Manage transport across spreadsheets, email, and phone calls, and you lose the single view that matters: where each shipment is, what is delayed, and why a cost came out the way it did. A TMS solves that with a system.
This guide helps teams standardizing and automating transport understand what a TMS does and what to look for.
What Is a TMS?
A TMS (Transportation Management System) manages the planning, execution, tracking, and settlement of transport in one system. It unifies scattered work, from quoting and booking to shipment tracking, documents, and freight settlement.
TMS vs WMS
| TMS | WMS | |
|---|---|---|
| Manages | Transport (movement) | Warehouse (storage) |
| Core functions | Booking, routing, tracking, freight settlement | Inbound/outbound, inventory, picking, locations |
| Answers | "Where is my cargo, and when does it arrive?" | "What is where, and how much?" |
The two are complementary: a WMS runs inside the warehouse, a TMS runs everything moving outside it.

Core TMS Functions
A TMS unifies scattered transport work into:
- Quoting and booking: comparing lanes and rates, and reserving space
- Visibility and tracking: real-time cargo location and status
- Documents: managing B/Ls, invoices, and transport paperwork
- Freight settlement: reconciling charges and automating settlement
What a TMS Improves
- Visibility: track every shipment, entity, and lane in real time on one screen
- Cost control and transparency: standardize and compare freight, and reduce settlement errors
- Automation: handle repetitive booking, documents, and status updates automatically
- Proactive risk management: prevent exposure to delays, exceptions, and D&D (demurrage/detention) with early alerts
What to Check When Choosing a TMS
- Scope of visibility: does it show multi-country, multi-entity, multimodal shipments on one screen?
- Integrations: does it connect to carriers, customs brokers, and your ERP?
- Level of automation: how much of documents, alerts, and settlement is automated?
- Scalability: does it flex as volumes and lanes grow?
This guide is for general information.
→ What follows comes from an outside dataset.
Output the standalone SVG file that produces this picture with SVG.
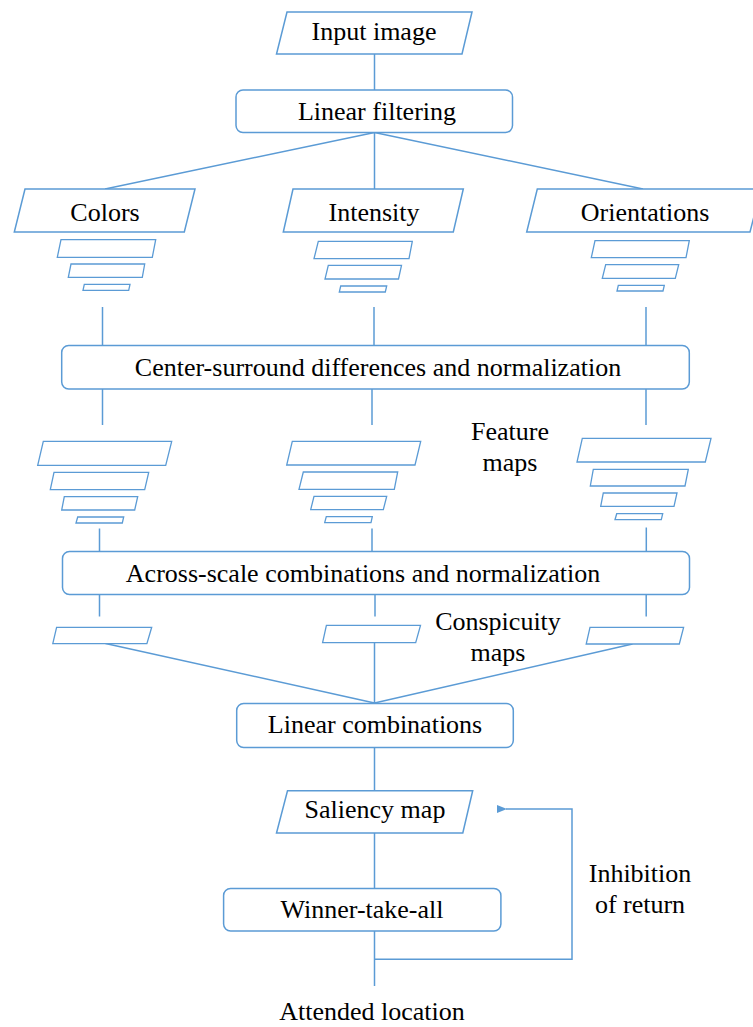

Actual features and deployment vary by product and operating environment. Confirm with a consultation.
Frequently asked questions
What is a TMS (Transportation Management System)?
Software that manages the planning, execution, tracking, and settlement of transport in one system, unifying work from quoting and booking to shipment tracking, documents, and freight settlement.
What is the difference between a TMS and a WMS?
A TMS manages transport (movement) outside the warehouse; a WMS manages storage and inventory inside it. A TMS answers 'where is my cargo and when does it arrive,' a WMS answers 'what is where and how much.' They are complementary.
What does a TMS improve?
Real-time visibility across all shipments, standardized freight and settlement transparency, automation of repetitive work, and proactive management of risks like delays and demurrage/detention.
What should I look for when choosing a TMS?
Scope of visibility across multi-country and multimodal shipments, integrations with carriers, customs brokers, and ERP, the level of automation for documents and settlement, and scalability as volumes grow.